5 Dead After Storms, Floods Batter Texas

Two days of heavy storms and flooding in Central Texas killed five people, including two brothers who just graduated kindergarten, and at least one person remained missing Friday, officials said.

Dozens of others were plucked from rising waters, and Gov. Rick Perry activated state search and rescue teams as heavy storms were expected to pound the region over the long holiday weekend.

Police said three people died in Killeen, including a 5-year-old boy and his 6-year-old brother who were found early Friday in a submerged sport utility vehicle. The boys were riding with their mother and two siblings when their vehicle was wiped off the roadway and into a gully Thursday.

Rescuers saved the mother and two siblings, but the swift-moving water rose so quickly that rescuers couldn't help the boys trapped inside, said Bell County Justice of the Peace Garland Potvin. They were identified as Javiante Tarrance, 6, and brother Jarvis, 5.

Elsewhere in Killeen, police said 20-year-old Sean Cannon was walking with another person when he was caught in rushing water. His body was found lodged along a culvert and the other person was rescued, Potvin said.

Outside nearby Copperas Cove, a husband and wife driving home died late Thursday after attempting to cross flood waters, said Coryell County Justice of the Peace Bill Price. They were identified by Coryell County Sheriff Johnny Burks as Jesse Scott Hornsby, 75, and Gloria Evelyn Hornsby, 73.

Authorities said a search will resume at daybreak Saturday near Fredericksburg for Edgar Garcia, who was washed away in his SUV during a storm that dumped 5 to 10 inches of rain in the Texas Hill Country since Thursday. His vehicle was found early Friday, but Garcia remains missing.

Lt. Jim Judd of the Gillespie County sheriff's office said about 30 people spent Friday looking for Garcia, who called his mother after he drove around a barricade blocking a swollen creek and got stuck.

Judd couldn't say whether Garcia, 22, could have survived being swept away, but "the longer this goes the less likely we are to find him alive."

Other vehicles were also washed away, but no other deaths were reported in the county, Judd said. He said people were rescued from three other vehicles and a tractor-trailer.

An 8-year-old boy who went missing Friday in Killeen after storms swept through was found unharmed, said Chad Berg, the city's emergency management coordinator.

Emergency responders performed about 20 vehicle rescues in Killeen, and Fort Hood personnel reported 12 water rescues at the post.

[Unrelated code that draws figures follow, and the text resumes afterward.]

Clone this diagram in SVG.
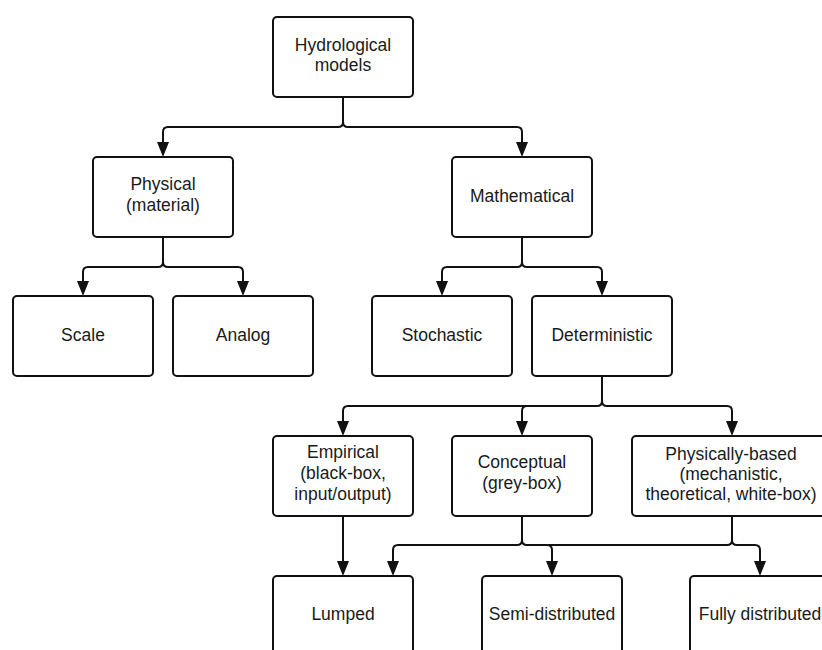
<svg xmlns="http://www.w3.org/2000/svg" width="822" height="650" viewBox="0 0 822 650">
  <defs>
    <marker id="arr" markerUnits="userSpaceOnUse" markerWidth="15" markerHeight="12" refX="2" refY="6" orient="auto" overflow="visible">
      <path d="M0,0 L15,6 L0,12 Z" fill="#111"/>
    </marker>
    <style>
      .box { fill: #fff; stroke: #111; stroke-width: 2; }
      .lbl { font-family: "Liberation Sans", Arial, sans-serif; font-size: 17.5px; fill: #1a1a1a; text-anchor: middle; }
      .con { fill: none; stroke: #111; stroke-width: 2; }
      .arr { marker-end: url(#arr); }
    </style>
  </defs>
  <rect width="822" height="650" fill="#fff"/>

  <g id="connectors">
    <!-- Hydrological -> Physical / Mathematical -->
    <path class="con arr" d="M343,97 V122 Q343,127 338,127 H168 Q163,127 163,132 V144"/>
    <path class="con arr" d="M343,97 V122 Q343,127 348,127 H517 Q522,127 522,132 V144"/>
    <!-- Physical -> Scale / Analog -->
    <path class="con arr" d="M163,237 V262 Q163,267 158,267 H88 Q83,267 83,272 V283"/>
    <path class="con arr" d="M163,237 V262 Q163,267 168,267 H238 Q243,267 243,272 V283"/>
    <!-- Mathematical -> Stochastic / Deterministic -->
    <path class="con arr" d="M522,237 V262 Q522,267 517,267 H447 Q442,267 442,272 V283"/>
    <path class="con arr" d="M522,237 V262 Q522,267 527,267 H597 Q602,267 602,272 V283"/>
    <!-- Deterministic -> Empirical / Conceptual / Physically-based -->
    <path class="con arr" d="M602,376 V401 Q602,406 597,406 H348 Q343,406 343,411 V423"/>
    <path class="con arr" d="M597,406 H527 Q522,406 522,411 V423"/>
    <path class="con arr" d="M602,376 V401 Q602,406 607,406 H727 Q732,406 732,411 V423"/>
    <!-- Empirical -> Lumped -->
    <path class="con arr" d="M343,516 V563"/>
    <!-- Conceptual -> Lumped / Semi-distributed -->
    <path class="con arr" d="M522,516 V540 Q522,545 517,545 H398 Q393,545 393,550 V563"/>
    <path class="con arr" d="M522,516 V540 Q522,545 527,545 H547 Q552,545 552,550 V563"/>
    <!-- Physically-based -> Semi-distributed / Fully distributed -->
    <path class="con" d="M732,516 V540 Q732,545 727,545 H548"/>
    <path class="con arr" d="M732,516 V540 Q732,545 737,545 H755 Q760,545 760,550 V563"/>
  </g>

  <g id="hydrological">
    <rect class="box" x="273" y="17" width="140" height="80" rx="4"/>
    <text class="lbl" x="343" y="51">Hydrological</text>
    <text class="lbl" x="343" y="71">models</text>
  </g>
  <g id="physical">
    <rect class="box" x="93" y="157" width="140" height="80" rx="4"/>
    <text class="lbl" x="163" y="190">Physical</text>
    <text class="lbl" x="163" y="211">(material)</text>
  </g>
  <g id="mathematical">
    <rect class="box" x="452" y="157" width="140" height="80" rx="4"/>
    <text class="lbl" x="522" y="202">Mathematical</text>
  </g>
  <g id="scale">
    <rect class="box" x="13" y="296" width="140" height="80" rx="4"/>
    <text class="lbl" x="83" y="341">Scale</text>
  </g>
  <g id="analog">
    <rect class="box" x="173" y="296" width="140" height="80" rx="4"/>
    <text class="lbl" x="243" y="341">Analog</text>
  </g>
  <g id="stochastic">
    <rect class="box" x="372" y="296" width="140" height="80" rx="4"/>
    <text class="lbl" x="442" y="341">Stochastic</text>
  </g>
  <g id="deterministic">
    <rect class="box" x="532" y="296" width="140" height="80" rx="4"/>
    <text class="lbl" x="602" y="341">Deterministic</text>
  </g>
  <g id="empirical">
    <rect class="box" x="273" y="436" width="140" height="80" rx="4"/>
    <text class="lbl" x="343" y="458">Empirical</text>
    <text class="lbl" x="343" y="479">(black-box,</text>
    <text class="lbl" x="343" y="500">input/output)</text>
  </g>
  <g id="conceptual">
    <rect class="box" x="452" y="436" width="140" height="80" rx="4"/>
    <text class="lbl" x="522" y="468">Conceptual</text>
    <text class="lbl" x="522" y="489">(grey-box)</text>
  </g>
  <g id="physically-based">
    <rect class="box" x="632" y="436" width="200" height="80" rx="4"/>
    <text class="lbl" x="731" y="460">Physically-based</text>
    <text class="lbl" x="731" y="480">(mechanistic,</text>
    <text class="lbl" x="731" y="500">theoretical, white-box)</text>
  </g>
  <g id="lumped">
    <rect class="box" x="273" y="576" width="140" height="80" rx="4"/>
    <text class="lbl" x="343" y="620">Lumped</text>
  </g>
  <g id="semi-distributed">
    <rect class="box" x="482" y="576" width="140" height="80" rx="4"/>
    <text class="lbl" x="552" y="620">Semi-distributed</text>
  </g>
  <g id="fully-distributed">
    <rect class="box" x="690" y="576" width="140" height="80" rx="4"/>
    <text class="lbl" x="760" y="620">Fully distributed</text>
  </g>
</svg>
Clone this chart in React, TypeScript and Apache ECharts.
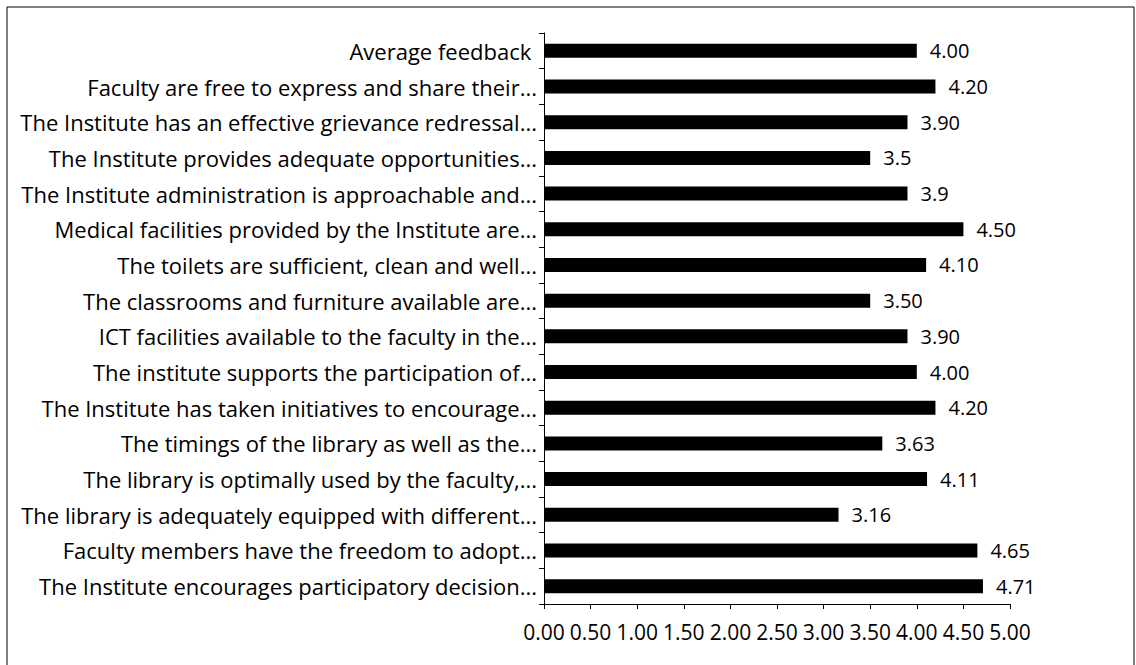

About 100 homes, apartment buildings and businesses sustained minor roof and window damage Friday, said Dennis Baker, the Bell County emergency management coordinator. About six people suffered minor cuts and bruises.

By late Friday, Oncor Electric Delivery restored power to nearly 3,000 homes that lost electricity in the Central Texas area and 2,000 homes around Dallas and Fort Worth.

In Schleicher County, three people trapped between two water crossings were rescued by helicopter. They were not injured, according a report from the Governor's Division of Emergency Management.

Perry activated 96 soldiers and 38 vehicles to be deployed in Waco, Austin and San Antonio for the weekend. He also activated four Texas Army National Guard helicopters and 28 other personnel, to be staged in Austin and San Antonio.

Three helicopter rescue squads from the Texas Task Force 1 search and rescue team were also activated. The task force also will support a 28-member swift water rescue team in San Antonio with equipment and personnel ready for rapid deployment.

Perry and other officials urged caution throughout the stormy Memorial Day weekend.

Heavy rainfall caused rivers and creeks to swell. Although some floodwaters started receding Friday, another round of heavy rain was expected over the weekend, said meteorologist David Schumacher of the National Weather Service in New Braunfels.

"We're going to be in a wet pattern for the next few days," said Ted Ryan, a meteorologist with the National Weather Service in Fort Worth. "There's probably going to be lots of flooding issues."